A silver Travatine baithak with a built in planter has been cleverly introduced into what would have otherwise been a dead transition space. Above this area is a skylight fitted with a re-tractable roof. This transforms the space into a courtyard that funnels warm air out of the house. This courtyard separates the bar area from the family room. While the same muted tones and clean lines are continued into this area, a more casual and informal approach was taken when conceptualizing this space. Rustic off white tiles were used in the flooring and mushroom colour was introduced on one of the walls. A nu wood mural designed by one of the DGA team adds detail to this space. Sheer curtains provide shading but allow a muted view out over the swimming pool area.
As one moves from the outer living spaces to the bedrooms, a subtle shift in ambience is noticed. The starkness of the common spaces gives way to a more personal, slightly more ostentatious feel. This change is gradual and so cleverly brought about that one perceives it almost at an emotional level rather than in a visual way.
Each bedroom exudes a distinct personality. The children’s bedroom is a surprise and a complete departure from the rest of the house. Here the predominant colour is white- this was preferred as a canvas for the children’s own toys and art work. The mirror terrazzo detail in the bed back is an interesting element that the kids can enjoy. This monochromatic colour scheme is broken by the colourful wardrobe shutters which are a combination of white, burgundy pink and green.

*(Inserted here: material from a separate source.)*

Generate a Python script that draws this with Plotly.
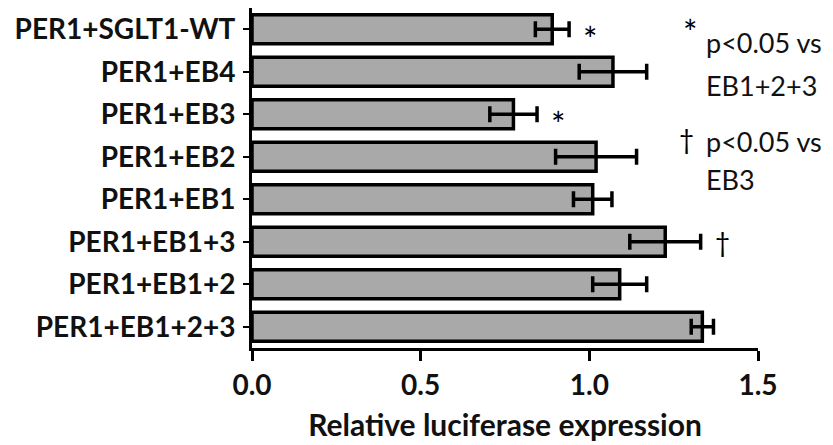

Warm brown tones characterize the rich romantic ambience of the master bedroom - which is exactly what the elder brother and his wife wanted. A carved ‘tree’ motif in nu wood forms an arresting backdrop to the bed. In stark contrast the bedroom of the younger brother exudes a decidedly masculine personality with the use of black laminate, dark wooden flooring and dark accessories. In both the parent’s room and the guest room a more neutral colour palette is used in combination with dark veneers.
To sum things up Dipen says, “It was a real challenge to do the interiors of this house because of its size and the different areas involved. Maintaining the underlying character of the house was important, but equally important was ensuring that things didn’t get repetitive. I think that we have been quite successful in achieving this.”